If you plant humility, you will reap greatness.
If you plant perseverance, you will reap victory.
If you plant consideration, you will reap harmony.
If you plant hard work, you will reap success.
If you plant forgiveness, you will reap reconciliation.
If you plant openness, you will reap intimacy.
If you plant patience, you will reap improvements.
If you plant faith, you will reap miracles.
If you plant dishonesty, you will reap distrust.
If you plant selfishness, you will reap loneliness.
If you plant pride, you will reap destruction.
If you plant envy, you will reap trouble.
If you plant laziness, you will reap stagnation.
If you plant bitterness, you will reap isolation.
If you plant greed, you will reap loss.
If you plant gossip, you will reap enemies.
If you plant worries, you will reap wrinkles.
If you plant sin, you will reap guilt.
So think twice about the kinds of seeds you're planting with your customers, your coworkers, your friends, and family members. It will determine the results you reap tomorrow. The seeds you're planting will make your life and your business better or worse.
To become a positive force, just remember relationship building is a lot like gardening. As Lynwood L. Giacomini says, "Like a gardener, I believe that what goes down must come up." And I say, what goes out must come back.
Write down 10 good seeds you will plant this week in your customers, your coworkers, your friends, and family members.
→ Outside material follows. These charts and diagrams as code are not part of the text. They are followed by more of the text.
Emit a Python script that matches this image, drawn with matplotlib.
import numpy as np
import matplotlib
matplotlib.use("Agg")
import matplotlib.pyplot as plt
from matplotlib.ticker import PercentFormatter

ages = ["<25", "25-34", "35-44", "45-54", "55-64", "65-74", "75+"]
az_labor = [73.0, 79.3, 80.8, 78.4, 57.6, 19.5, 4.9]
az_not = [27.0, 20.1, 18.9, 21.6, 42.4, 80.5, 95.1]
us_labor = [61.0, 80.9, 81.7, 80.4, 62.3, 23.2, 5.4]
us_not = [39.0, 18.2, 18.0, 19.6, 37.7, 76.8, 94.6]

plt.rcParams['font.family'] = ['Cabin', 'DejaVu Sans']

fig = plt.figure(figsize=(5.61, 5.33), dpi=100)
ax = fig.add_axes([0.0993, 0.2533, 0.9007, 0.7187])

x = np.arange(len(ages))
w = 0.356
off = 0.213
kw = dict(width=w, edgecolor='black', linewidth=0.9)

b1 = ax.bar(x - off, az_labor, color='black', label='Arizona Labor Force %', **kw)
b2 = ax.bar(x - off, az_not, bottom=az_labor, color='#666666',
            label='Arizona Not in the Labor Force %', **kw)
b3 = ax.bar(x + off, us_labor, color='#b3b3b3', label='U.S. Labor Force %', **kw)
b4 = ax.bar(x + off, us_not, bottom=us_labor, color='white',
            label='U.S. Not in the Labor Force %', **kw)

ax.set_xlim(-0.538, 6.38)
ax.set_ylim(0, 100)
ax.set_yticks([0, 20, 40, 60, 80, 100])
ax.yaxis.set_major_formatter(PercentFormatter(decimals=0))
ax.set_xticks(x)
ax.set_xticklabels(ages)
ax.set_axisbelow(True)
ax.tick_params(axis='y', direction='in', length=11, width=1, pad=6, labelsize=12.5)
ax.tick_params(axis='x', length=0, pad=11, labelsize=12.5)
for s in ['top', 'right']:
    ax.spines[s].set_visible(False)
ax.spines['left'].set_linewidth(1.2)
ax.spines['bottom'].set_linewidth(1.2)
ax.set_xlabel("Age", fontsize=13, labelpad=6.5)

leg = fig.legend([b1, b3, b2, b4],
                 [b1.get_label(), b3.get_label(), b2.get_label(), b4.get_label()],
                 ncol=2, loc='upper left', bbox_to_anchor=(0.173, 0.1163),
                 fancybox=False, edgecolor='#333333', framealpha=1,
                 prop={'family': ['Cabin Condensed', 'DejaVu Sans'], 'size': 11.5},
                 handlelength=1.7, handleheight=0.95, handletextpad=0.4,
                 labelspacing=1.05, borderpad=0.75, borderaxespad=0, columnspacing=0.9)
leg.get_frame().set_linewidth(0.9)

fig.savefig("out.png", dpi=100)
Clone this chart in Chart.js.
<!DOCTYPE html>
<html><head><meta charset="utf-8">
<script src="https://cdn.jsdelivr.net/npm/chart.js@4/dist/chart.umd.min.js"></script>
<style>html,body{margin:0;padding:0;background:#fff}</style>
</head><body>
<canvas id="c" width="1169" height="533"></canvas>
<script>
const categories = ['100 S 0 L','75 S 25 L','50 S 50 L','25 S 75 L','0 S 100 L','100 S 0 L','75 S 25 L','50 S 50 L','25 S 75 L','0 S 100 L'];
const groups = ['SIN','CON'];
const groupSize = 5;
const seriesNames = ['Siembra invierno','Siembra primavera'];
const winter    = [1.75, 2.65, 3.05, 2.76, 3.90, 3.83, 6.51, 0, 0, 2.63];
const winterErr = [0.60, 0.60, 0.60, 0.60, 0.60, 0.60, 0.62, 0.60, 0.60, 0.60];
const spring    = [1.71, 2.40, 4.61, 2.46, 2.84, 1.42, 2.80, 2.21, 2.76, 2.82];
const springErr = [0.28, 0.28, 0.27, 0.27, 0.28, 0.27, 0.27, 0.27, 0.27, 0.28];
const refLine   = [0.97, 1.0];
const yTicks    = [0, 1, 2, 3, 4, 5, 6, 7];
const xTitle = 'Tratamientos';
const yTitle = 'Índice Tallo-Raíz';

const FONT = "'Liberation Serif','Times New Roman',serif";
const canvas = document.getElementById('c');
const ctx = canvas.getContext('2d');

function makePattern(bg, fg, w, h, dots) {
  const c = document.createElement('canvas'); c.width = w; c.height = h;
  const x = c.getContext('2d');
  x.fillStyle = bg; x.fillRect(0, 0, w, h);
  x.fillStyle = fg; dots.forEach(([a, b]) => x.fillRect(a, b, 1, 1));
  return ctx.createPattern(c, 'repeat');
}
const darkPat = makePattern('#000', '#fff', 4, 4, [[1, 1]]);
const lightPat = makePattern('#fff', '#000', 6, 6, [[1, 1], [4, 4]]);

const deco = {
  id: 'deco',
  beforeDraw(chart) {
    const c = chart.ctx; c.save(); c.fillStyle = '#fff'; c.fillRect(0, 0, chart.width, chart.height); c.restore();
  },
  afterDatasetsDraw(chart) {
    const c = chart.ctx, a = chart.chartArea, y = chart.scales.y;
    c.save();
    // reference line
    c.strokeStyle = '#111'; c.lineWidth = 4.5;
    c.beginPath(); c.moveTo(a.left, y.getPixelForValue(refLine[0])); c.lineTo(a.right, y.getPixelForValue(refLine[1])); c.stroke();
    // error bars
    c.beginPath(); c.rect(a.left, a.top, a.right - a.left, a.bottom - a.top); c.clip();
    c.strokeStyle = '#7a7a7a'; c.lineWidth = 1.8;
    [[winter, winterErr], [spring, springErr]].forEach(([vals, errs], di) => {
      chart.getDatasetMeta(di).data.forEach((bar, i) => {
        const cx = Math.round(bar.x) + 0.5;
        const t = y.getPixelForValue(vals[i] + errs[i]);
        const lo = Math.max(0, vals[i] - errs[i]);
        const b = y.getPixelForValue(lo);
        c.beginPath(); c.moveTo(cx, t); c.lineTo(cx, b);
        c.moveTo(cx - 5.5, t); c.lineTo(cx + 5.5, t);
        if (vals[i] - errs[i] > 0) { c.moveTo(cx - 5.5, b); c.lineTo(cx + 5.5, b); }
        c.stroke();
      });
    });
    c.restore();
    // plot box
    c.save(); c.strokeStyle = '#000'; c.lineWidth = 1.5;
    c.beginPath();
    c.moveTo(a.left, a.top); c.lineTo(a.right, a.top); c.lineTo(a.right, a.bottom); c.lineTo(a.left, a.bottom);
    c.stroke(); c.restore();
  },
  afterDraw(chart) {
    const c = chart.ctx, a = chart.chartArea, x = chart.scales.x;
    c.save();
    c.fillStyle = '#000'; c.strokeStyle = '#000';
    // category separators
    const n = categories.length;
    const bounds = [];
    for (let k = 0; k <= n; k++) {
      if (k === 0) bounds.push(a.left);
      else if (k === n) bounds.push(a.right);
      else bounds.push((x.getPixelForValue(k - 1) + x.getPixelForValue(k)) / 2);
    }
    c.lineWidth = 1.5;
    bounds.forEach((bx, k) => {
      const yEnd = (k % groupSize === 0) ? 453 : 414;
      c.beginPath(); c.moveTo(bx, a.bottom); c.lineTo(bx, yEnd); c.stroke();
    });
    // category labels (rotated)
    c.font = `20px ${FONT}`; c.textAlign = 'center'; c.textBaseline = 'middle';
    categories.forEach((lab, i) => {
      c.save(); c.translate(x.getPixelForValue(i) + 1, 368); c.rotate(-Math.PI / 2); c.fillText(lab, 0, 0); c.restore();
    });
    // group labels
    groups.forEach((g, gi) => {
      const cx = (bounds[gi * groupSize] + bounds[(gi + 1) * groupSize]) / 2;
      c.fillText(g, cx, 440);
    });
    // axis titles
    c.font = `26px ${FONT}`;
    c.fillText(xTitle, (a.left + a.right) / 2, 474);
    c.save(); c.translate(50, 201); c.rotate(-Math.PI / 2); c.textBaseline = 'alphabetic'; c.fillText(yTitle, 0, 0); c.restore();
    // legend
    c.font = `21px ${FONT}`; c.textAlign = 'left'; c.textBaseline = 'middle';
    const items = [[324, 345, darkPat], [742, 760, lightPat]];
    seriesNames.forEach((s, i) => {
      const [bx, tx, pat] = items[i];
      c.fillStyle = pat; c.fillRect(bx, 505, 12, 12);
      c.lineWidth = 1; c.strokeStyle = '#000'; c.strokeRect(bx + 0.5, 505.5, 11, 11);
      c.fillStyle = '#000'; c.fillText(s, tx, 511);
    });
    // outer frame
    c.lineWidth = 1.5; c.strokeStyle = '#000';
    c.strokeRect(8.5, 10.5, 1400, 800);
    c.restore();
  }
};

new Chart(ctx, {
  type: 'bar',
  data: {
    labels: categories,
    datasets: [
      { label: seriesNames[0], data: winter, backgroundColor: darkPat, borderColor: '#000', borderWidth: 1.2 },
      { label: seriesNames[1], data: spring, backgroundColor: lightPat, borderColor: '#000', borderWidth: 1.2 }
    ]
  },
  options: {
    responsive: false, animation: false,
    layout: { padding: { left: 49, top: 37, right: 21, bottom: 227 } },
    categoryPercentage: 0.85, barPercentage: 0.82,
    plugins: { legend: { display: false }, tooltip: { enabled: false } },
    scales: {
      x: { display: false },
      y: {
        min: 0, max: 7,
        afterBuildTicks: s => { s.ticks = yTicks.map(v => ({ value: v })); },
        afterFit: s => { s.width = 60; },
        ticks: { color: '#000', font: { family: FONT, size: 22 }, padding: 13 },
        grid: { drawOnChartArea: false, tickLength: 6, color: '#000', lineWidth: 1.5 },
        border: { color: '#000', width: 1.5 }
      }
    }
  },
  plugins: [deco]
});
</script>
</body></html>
And each time you plant one of those seeds, check it off the list.
Make every day your payoff day!
(2011 Reprinted with permission from Dr. Alan Zimmerman, a full-time professional speaker who specializes in attitude, motivation, and leadership programs that pay off. For more information on his programs ... or to receive your own free subscription to the 'Tuesday Tip' ... go to http://www.drzimmerman.com/ or call 800-621-7881.)
So Dr Zimmerman also uses the Power of Three!
I changed my negative thinking about ‘things come in threes’ to counting my joys in life, making myself and others feel better in the process.
What three things can you do to make the world a better place for yourself and others today?